With anticipation building for a new round of U.S. tariffs against China, UBS AG warned the resilience in American stocks is under threat.
They may suffer their biggest retreat since April if President Donald Trump imposes tariffs at the high end of an expected range, according to UBS strategist Keith Parker. The S&P 500 could drop 5 percent if the U.S. levies 25 percent tariffs on an extra $200 billion of Chinese goods, a scenario that he said has not been priced into the market. The firm’s economists expect 10 percent tariffs to be enacted by the end of September.
U.S. stocks have shrugged off trade tensions over the past few months, in stark contrast with their Chinese counterparts, as two-way trade talks show little signs of progress. The S&P 500 rose five straight months through August, notching record highs, while the Shanghai Composite Index has slumped into a bear market.

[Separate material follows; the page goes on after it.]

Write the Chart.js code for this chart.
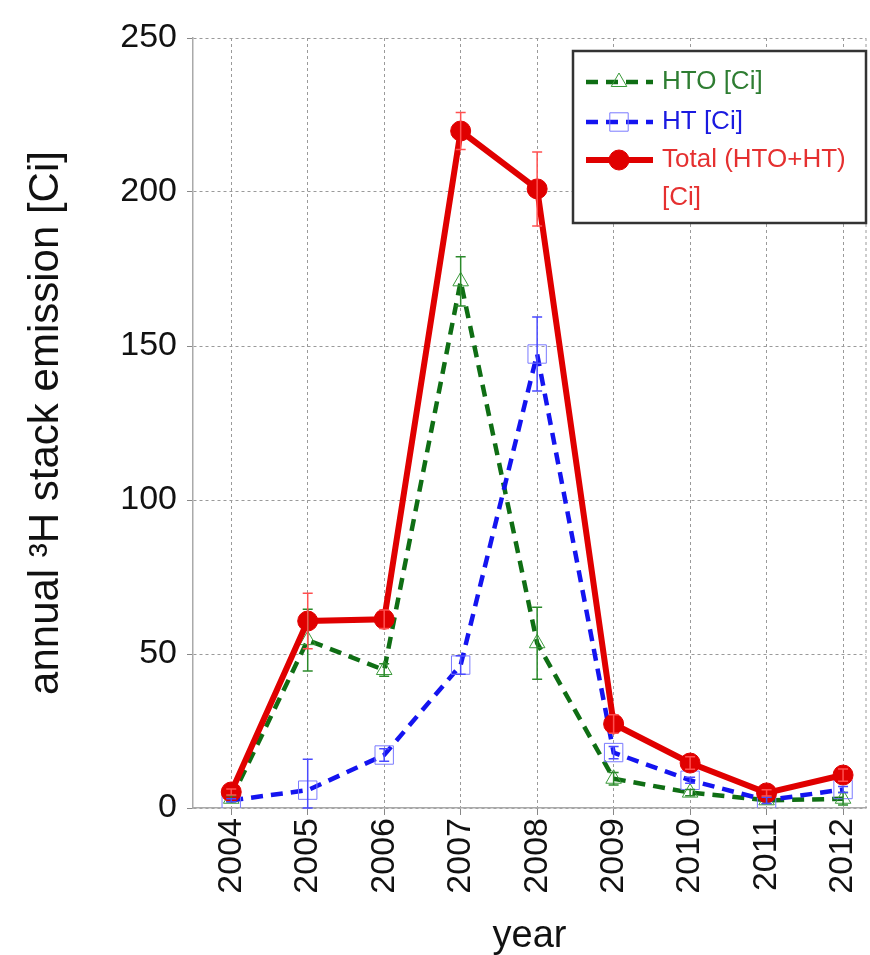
<!DOCTYPE html>
<html>
<head>
<meta charset="utf-8">
<script src="https://cdn.jsdelivr.net/npm/chart.js@4.4.1/dist/chart.umd.min.js"></script>
<style>
  html, body { margin: 0; padding: 0; background: #fff; }
  #wrap { width: 870px; height: 955px; }
</style>
</head>
<body>
<div id="wrap"><canvas id="myChart" width="870" height="955"></canvas></div>
<script>
// data
const years = [2004, 2005, 2006, 2007, 2008, 2009, 2010, 2011, 2012];
const htoValues = [3, 54.5, 44.8, 171, 53.5, 9.5, 5, 2.5, 3];
const htValues = [2.5, 5.8, 17.2, 46.4, 147.4, 18, 9, 2.5, 6];
const totalValues = [5.2, 60.7, 61.3, 219.8, 201, 27.3, 14.6, 4.9, 10.7];
const htoErr = [1, 10, 2, 8, 11.7, 2, 1, 1, 2];
const htErr = [0.5, 10, 2, 3, 12, 2, 1, 1, 1];
const totalErr = [1, 9, 3, 6, 12, 3, 2, 1, 2];
const yTicks = [0, 50, 100, 150, 200, 250];

const labels = ["HTO [Ci]", "HT [Ci]", "Total (HTO+HT)\n[Ci]"];
const green = "#0f6e14";
const blue = "#1414f0";
const red = "#e00000";

const toPoints = (vals) => vals.map((v, i) => ({ x: years[i], y: v }));

const ctx = document.getElementById("myChart").getContext("2d");
Chart.defaults.font.family = "'Liberation Sans', Arial, sans-serif";

// error bars drawn from the err arrays
const errorBars = {
  id: "errorBars",
  afterDatasetsDraw(chart) {
    const c = chart.ctx;
    const yScale = chart.scales.y;
    const errs = [htoErr, htErr, totalErr];
    const cols = ["#2b8a2b", "#4a4aff", "#ff5050"];
    chart.data.datasets.forEach((ds, d) => {
      const meta = chart.getDatasetMeta(d);
      meta.data.forEach((pt, i) => {
        const v = ds.data[i].y;
        const e = errs[d][i];
        const y1 = yScale.getPixelForValue(v + e);
        const y2 = yScale.getPixelForValue(Math.max(v - e, 0));
        c.save();
        c.strokeStyle = cols[d];
        c.lineWidth = 1.5;
        c.beginPath();
        c.moveTo(pt.x, y1); c.lineTo(pt.x, y2);
        c.moveTo(pt.x - 5, y1); c.lineTo(pt.x + 5, y1);
        c.moveTo(pt.x - 5, y2); c.lineTo(pt.x + 5, y2);
        c.stroke();
        c.restore();
      });
    });
  },
};

// frame on the right + legend box
const frameAndLegend = {
  id: "frameAndLegend",
  afterDraw(chart) {
    const c = chart.ctx;
    const a = chart.chartArea;
    c.save();
    c.strokeStyle = "#9a9a9a";
    c.lineWidth = 1;
    c.setLineDash([3, 3]);
    c.beginPath();
    c.moveTo(a.right, a.top); c.lineTo(a.right, a.bottom);
    c.stroke();
    c.setLineDash([]);

    // legend
    const bx = 573, by = 51, bw = 293, bh = 172;
    c.fillStyle = "#fff";
    c.fillRect(bx, by, bw, bh);
    c.strokeStyle = "#333";
    c.lineWidth = 2.5;
    c.strokeRect(bx, by, bw, bh);

    const rows = [82, 122, 160];
    c.font = "26px 'Liberation Sans', Arial, sans-serif";
    c.textBaseline = "middle";
    chart.data.datasets.forEach((ds, d) => {
      const y = rows[d];
      c.strokeStyle = ds.borderColor;
      c.lineWidth = ds.borderWidth;
      c.setLineDash(ds.borderDash || []);
      c.beginPath();
      c.moveTo(586, y); c.lineTo(653, y);
      c.stroke();
      c.setLineDash([]);
      c.fillStyle = ds.pointBackgroundColor;
      c.strokeStyle = ds.pointBorderColor;
      c.lineWidth = ds.pointBorderWidth;
      Chart.helpers.drawPoint(c, { pointStyle: ds.pointStyle, radius: ds.pointRadius, borderWidth: ds.pointBorderWidth }, 619, y);
      c.fillStyle = ds.legendText;
      ds.label.split("\n").forEach((t, k) => c.fillText(t, 662, y + k * 38));
    });
    c.restore();
  },
};

new Chart(ctx, {
  type: "line",
  data: {
    datasets: [
      {
        label: labels[0],
        data: toPoints(htoValues),
        borderColor: green,
        borderWidth: 4.5,
        borderDash: [12, 8],
        pointStyle: "triangle",
        pointRadius: 9,
        pointBorderColor: "#3a9a3a",
        pointBackgroundColor: "rgba(0,0,0,0)",
        pointBorderWidth: 1,
        legendText: "#2e7d32",
        order: 2,
      },
      {
        label: labels[1],
        data: toPoints(htValues),
        borderColor: blue,
        borderWidth: 4.5,
        borderDash: [12, 8],
        pointStyle: "rect",
        pointRadius: 13,
        pointBorderColor: "#7a7aff",
        pointBackgroundColor: "rgba(0,0,0,0)",
        pointBorderWidth: 1,
        legendText: "#1a1ae0",
        order: 1,
      },
      {
        label: labels[2],
        data: toPoints(totalValues),
        borderColor: red,
        borderWidth: 6,
        pointStyle: "circle",
        pointRadius: 10,
        pointBorderColor: red,
        pointBackgroundColor: red,
        pointBorderWidth: 1,
        legendText: "#e53030",
        order: 0,
      },
    ],
  },
  options: {
    responsive: false,
    animation: false,
    events: [],
    layout: { autoPadding: false, padding: { top: 38, right: 4, left: 0, bottom: 0 } },
    plugins: { legend: { display: false }, tooltip: { enabled: false } },
    scales: {
      x: {
        type: "linear",
        min: 2003.5,
        max: 2012.3,
        afterBuildTicks: (axis) => { axis.ticks = years.map((v) => ({ value: v })); },
        afterFit: (scale) => { scale.height = 147; scale.paddingLeft = 0; scale.paddingRight = 0; },
        ticks: {
          minRotation: 90,
          maxRotation: 90,
          autoSkip: false,
          padding: 3,
          color: "#111",
          font: { size: 34 },
          callback: (v) => String(v),
        },
        grid: {
          color: "#9a9a9a",
          tickBorderDash: [],
          tickColor: "#888",
          tickLength: 7,
          lineWidth: 1,
        },
        border: { display: true, color: "#aaa", width: 1.5, dash: [3, 3] },
        title: {
          display: true,
          text: "year",
          color: "#111",
          font: { size: 38 },
          padding: { top: 0, bottom: -4 },
        },
      },
      y: {
        min: 0,
        max: 250,
        afterBuildTicks: (axis) => { axis.ticks = yTicks.map((v) => ({ value: v })); },
        afterFit: (scale) => { scale.width = 193; },
        ticks: { color: "#111", font: { size: 34 }, padding: 10 },
        grid: {
          color: "#9a9a9a",
          tickBorderDash: [],
          tickColor: "#888",
          tickLength: 6,
          lineWidth: 1,
        },
        border: { display: true, color: "#aaa", width: 1.5, dash: [3, 3] },
        title: {
          display: true,
          text: "annual \u00b3H stack emission [Ci]",
          color: "#111",
          font: { size: 42 },
          padding: { top: 21, bottom: 0 },
        },
      },
    },
  },
  plugins: [errorBars, frameAndLegend],
});
</script>
</body>
</html>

A worse-than-expected tariff announcement could trigger a selloff at a time when companies enter a buyback blackout period, removing a key support for the market, Keith said. Earlier Thursday, China said it will take necessary retaliatory measures based on U.S. moves.
“A 25 percent tariff rate could be construed as an escalation and would have a greater earnings impact,” Parker wrote in a note to clients. “The corporate bid will slow again in September and reach a trough in early October, which may coincide with the implementation of tariffs.”
Parker is the latest Wall Street strategists weighing in on looming risks for stocks. Earlier this week, Goldman Sachs and Citigroup warned investors over potential dangers, citing everything from euphoric sentiment to elevated valuations to a maturing economic cycle.
To Parker, any pullback is likely to be brief. October will probably bring some relief to the market as earning season starts and midterm elections approach. A UBS study of past election cycles found that stocks tend to start to rally in early October. The pattern may repeat as the threat of losing Congress seats prompts “more market friendly rhetoric,” according to Parker.
Another force to counter the trade risk could come from the Federal Reserve, which is expected to raise interest rates this month for an eighth time since 2015. Should the central bank refrain from further hikes this year, that would help the market, the firm says.
“The Fed skipping a hike in December, our economists view, could provide an important offset for trade risks, particularly since the USD has been a key driver of relative equity returns,” Parker wrote.